Work to be completed: Beginning with the first line, set down every line through the one containing "const yTitle = 'Thousands of Barrels';", exactly as it appears, but not the pictures.

Information provided:
——
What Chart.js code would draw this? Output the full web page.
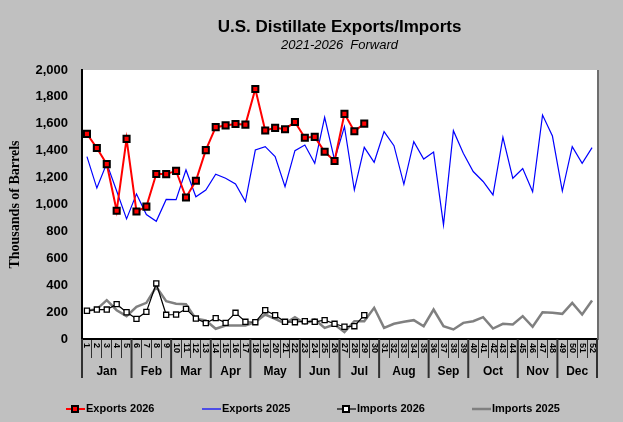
<!DOCTYPE html>
<html>
<head>
<meta charset="utf-8">
<script src="https://cdn.jsdelivr.net/npm/chart.js@4/dist/chart.umd.min.js"></script>
<style>
  html, body { margin: 0; padding: 0; background: #c0c0c0; }
  #chart { display: block; }
</style>
</head>
<body>
<canvas id="chart" width="623" height="422"></canvas>
<script>
const weekLabels = ['1','2','3','4','5','6','7','8','9','10','11','12','13','14','15','16','17','18','19','20',
  '21','22','23','24','25','26','27','28','29','30','31','32','33','34','35','36','37','38','39','40',
  '41','42','43','44','45','46','47','48','49','50','51','52'];

const monthNames = ['Jan','Feb','Mar','Apr','May','Jun','Jul','Aug','Sep','Oct','Nov','Dec'];
const monthWeeks = [5, 4, 4, 4, 5, 4, 4, 5, 4, 5, 4, 4];

const exports2026 = [1525, 1420, 1300, 953, 1488, 948, 984, 1227, 1226, 1250, 1052, 1176, 1404, 1575, 1588,
  1599, 1594, 1859, 1550, 1570, 1560, 1613, 1496, 1503, 1392, 1323, 1674, 1545, 1601];

const exports2025 = [1356, 1122, 1306, 1100, 893, 1079, 925, 875, 1038, 1036, 1257, 1058, 1108, 1225, 1195,
  1152, 1022, 1405, 1430, 1356, 1133, 1400, 1442, 1306, 1648, 1331, 1579, 1108, 1425, 1314, 1542, 1437,
  1150, 1467, 1338, 1390, 848, 1549, 1381, 1245, 1171, 1071, 1500, 1195, 1267, 1095, 1665, 1509, 1100,
  1430, 1306, 1423];

const imports2026 = [210, 219, 219, 259, 199, 150, 202, 413, 180, 182, 224, 152, 118, 155, 120, 195, 128,
  125, 214, 177, 128, 125, 132, 128, 140, 113, 91, 95, 177];

const imports2025 = [210, 222, 289, 214, 170, 239, 269, 388, 281, 262, 259, 150, 138, 76, 100, 100, 100,
  125, 182, 150, 115, 162, 115, 145, 83, 108, 51, 132, 132, 232, 83, 113, 128, 140, 95, 219, 95, 71, 120,
  132, 162, 78, 113, 108, 170, 91, 199, 195, 187, 269, 182, 286];

const yTicks = [0, 200, 400, 600, 800, 1000, 1200, 1400, 1600, 1800, 2000];

const titleText = 'U.S. Distillate Exports/Imports';
const subtitleText = '2021-2026  Forward';
const yTitle = 'Thousands of Barrels';

// background + white plot area
const backdrop = {
  id: 'backdrop',
  beforeDraw(chart) {
    const ctx = chart.ctx;
    const a = chart.chartArea;
    ctx.save();
    ctx.fillStyle = '#c0c0c0';
    ctx.fillRect(0, 0, chart.width, chart.height);
    ctx.fillStyle = '#ffffff';
    ctx.fillRect(a.left, a.top, a.right - a.left, a.bottom - a.top);
    ctx.restore();
  },
  afterDraw(chart) {
    const ctx = chart.ctx;
    const a = chart.chartArea;
    ctx.save();
    ctx.fillStyle = '#6e6e6e';
    ctx.fillRect(a.right, a.top, 2, a.bottom - a.top + 1);

    // titles centred over plot area
    const cx = (a.left + a.right) / 2;
    ctx.fillStyle = '#000';
    ctx.textAlign = 'center';
    ctx.textBaseline = 'middle';
    ctx.font = 'bold 17px "Liberation Sans", Arial, sans-serif';
    ctx.fillText(titleText, cx, 27);
    ctx.font = 'italic 13px "Liberation Sans", Arial, sans-serif';
    ctx.fillText(subtitleText, cx, 45);
    ctx.restore();
  }
};

// week numbers + month row under the x axis
const monthRow = {
  id: 'monthRow',
  afterDraw(chart) {
    const ctx = chart.ctx;
    const a = chart.chartArea;
    const x = chart.scales.x;
    const edge = k => {
      if (k <= 0) return a.left;
      if (k >= weekLabels.length) return a.right;
      return (x.getPixelForTick(k - 1) + x.getPixelForTick(k)) / 2;
    };
    ctx.save();
    ctx.fillStyle = '#000';
    ctx.font = 'bold 9px "Liberation Sans", Arial, sans-serif';
    ctx.textAlign = 'left';
    ctx.textBaseline = 'middle';
    weekLabels.forEach((lab, i) => {
      ctx.save();
      ctx.translate(x.getPixelForTick(i), a.bottom + 4);
      ctx.rotate(Math.PI / 2);
      ctx.fillText(lab, 0, 0);
      ctx.restore();
    });

    let k = 0;
    ctx.strokeStyle = '#303030';
    ctx.lineWidth = 2;
    ctx.font = 'bold 12px "Liberation Sans", Arial, sans-serif';
    ctx.textAlign = 'center';
    monthNames.forEach((m, i) => {
      const x0 = edge(k);
      const x1 = edge(k + monthWeeks[i]);
      ctx.beginPath();
      ctx.moveTo(x0, a.bottom);
      ctx.lineTo(x0, a.bottom + 39);
      ctx.stroke();
      ctx.fillText(m, (x0 + x1) / 2, a.bottom + 33);
      k += monthWeeks[i];
    });
    ctx.beginPath();
    ctx.moveTo(a.right, a.bottom);
    ctx.lineTo(a.right, a.bottom + 39);
    ctx.stroke();
    ctx.restore();
  }
};

// legend drawn by hand so markers match the original
const legendRow = {
  id: 'legendRow',
  afterDraw(chart) {
    const ctx = chart.ctx;
    const y = 409;
    const items = [
      { x: 66, text: 'Exports 2026', color: '#ff0000', width: 2, box: '#ff0000' },
      { x: 202, text: 'Exports 2025', color: '#0000ff', width: 1.2 },
      { x: 337, text: 'Imports 2026', color: '#000000', width: 1.2, box: '#ffffff' },
      { x: 472, text: 'Imports 2025', color: '#808080', width: 2.5 }
    ];
    ctx.save();
    items.forEach(it => {
      ctx.strokeStyle = it.color;
      ctx.lineWidth = it.width;
      ctx.beginPath();
      ctx.moveTo(it.x, y);
      ctx.lineTo(it.x + 19, y);
      ctx.stroke();
      if (it.box) {
        ctx.fillStyle = '#000';
        ctx.fillRect(it.x + 5, y - 4, 8, 8);
        ctx.fillStyle = it.box;
        ctx.fillRect(it.x + 7, y - 2, 4, 4);
      }
      ctx.fillStyle = '#000';
      ctx.font = 'bold 11px "Liberation Sans", Arial, sans-serif';
      ctx.textAlign = 'left';
      ctx.textBaseline = 'middle';
      ctx.fillText(it.text, it.x + 20, y);
    });
    ctx.restore();
  }
};

const ctx = document.getElementById('chart').getContext('2d');
new Chart(ctx, {
  type: 'line',
  data: {
    labels: weekLabels,
    datasets: [
      {
        label: 'Exports 2026',
        data: exports2026,
        borderColor: '#ff0000',
        borderWidth: 2,
        pointStyle: 'rect',
        pointRadius: 4.3,
        pointBorderWidth: 2,
        pointBorderColor: '#000000',
        pointBackgroundColor: '#ff0000'
      },
      {
        label: 'Exports 2025',
        data: exports2025,
        borderColor: '#0000ff',
        borderWidth: 1.2,
        pointRadius: 0
      },
      {
        label: 'Imports 2026',
        data: imports2026,
        borderColor: '#000000',
        borderWidth: 1.2,
        pointStyle: 'rect',
        pointRadius: 3.6,
        pointBorderWidth: 1.3,
        pointBorderColor: '#000000',
        pointBackgroundColor: '#ffffff'
      },
      {
        label: 'Imports 2025',
        data: imports2025,
        borderColor: '#808080',
        borderWidth: 2.5,
        pointRadius: 0
      }
    ]
  },
  options: {
    responsive: false,
    animation: false,
    devicePixelRatio: 1,
    layout: { padding: { top: 70, right: 26, bottom: 43, left: 0 } },
    plugins: {
      legend: { display: false },
      title: { display: false },
      tooltip: { enabled: false }
    },
    scales: {
      x: {
        type: 'category',
        offset: true,
        grid: {
          display: true,
          drawOnChartArea: false,
          offset: true,
          tickLength: 19,
          color: '#303030',
          lineWidth: 1
        },
        border: { display: true, color: '#000', width: 2 },
        ticks: { display: false },
        afterFit: s => { s.height = 40; }
      },
      y: {
        min: 0,
        max: 2000,
        afterBuildTicks: s => { s.ticks = yTicks.map(v => ({ value: v })); },
        grid: { display: false, drawTicks: false },
        border: { display: true, color: '#000', width: 2 },
        ticks: {
          padding: 14,
          color: '#000',
          font: { family: '"Liberation Sans", Arial, sans-serif', size: 13, weight: 'bold' },
          callback: v => v.toLocaleString('en-US')
        },
        title: {
          display: true,
          text: yTitle,
          color: '#000',
          padding: { top: 7, bottom: 0 },
          font: { family: '"Liberation Serif", "Times New Roman", serif', size: 14, weight: 'bold' }
        },
        afterFit: s => { s.width = 82; }
      }
    }
  },
  plugins: [backdrop, monthRow, legendRow]
});
</script>
</body>
</html>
——
Expected output:
What Chart.js code would draw this? Output the full web page.
<!DOCTYPE html>
<html>
<head>
<meta charset="utf-8">
<script src="https://cdn.jsdelivr.net/npm/chart.js@4/dist/chart.umd.min.js"></script>
<style>
  html, body { margin: 0; padding: 0; background: #c0c0c0; }
  #chart { display: block; }
</style>
</head>
<body>
<canvas id="chart" width="623" height="422"></canvas>
<script>
const weekLabels = ['1','2','3','4','5','6','7','8','9','10','11','12','13','14','15','16','17','18','19','20',
  '21','22','23','24','25','26','27','28','29','30','31','32','33','34','35','36','37','38','39','40',
  '41','42','43','44','45','46','47','48','49','50','51','52'];

const monthNames = ['Jan','Feb','Mar','Apr','May','Jun','Jul','Aug','Sep','Oct','Nov','Dec'];
const monthWeeks = [5, 4, 4, 4, 5, 4, 4, 5, 4, 5, 4, 4];

const exports2026 = [1525, 1420, 1300, 953, 1488, 948, 984, 1227, 1226, 1250, 1052, 1176, 1404, 1575, 1588,
  1599, 1594, 1859, 1550, 1570, 1560, 1613, 1496, 1503, 1392, 1323, 1674, 1545, 1601];

const exports2025 = [1356, 1122, 1306, 1100, 893, 1079, 925, 875, 1038, 1036, 1257, 1058, 1108, 1225, 1195,
  1152, 1022, 1405, 1430, 1356, 1133, 1400, 1442, 1306, 1648, 1331, 1579, 1108, 1425, 1314, 1542, 1437,
  1150, 1467, 1338, 1390, 848, 1549, 1381, 1245, 1171, 1071, 1500, 1195, 1267, 1095, 1665, 1509, 1100,
  1430, 1306, 1423];

const imports2026 = [210, 219, 219, 259, 199, 150, 202, 413, 180, 182, 224, 152, 118, 155, 120, 195, 128,
  125, 214, 177, 128, 125, 132, 128, 140, 113, 91, 95, 177];

const imports2025 = [210, 222, 289, 214, 170, 239, 269, 388, 281, 262, 259, 150, 138, 76, 100, 100, 100,
  125, 182, 150, 115, 162, 115, 145, 83, 108, 51, 132, 132, 232, 83, 113, 128, 140, 95, 219, 95, 71, 120,
  132, 162, 78, 113, 108, 170, 91, 199, 195, 187, 269, 182, 286];

const yTicks = [0, 200, 400, 600, 800, 1000, 1200, 1400, 1600, 1800, 2000];

const titleText = 'U.S. Distillate Exports/Imports';
const subtitleText = '2021-2026  Forward';
const yTitle = 'Thousands of Barrels';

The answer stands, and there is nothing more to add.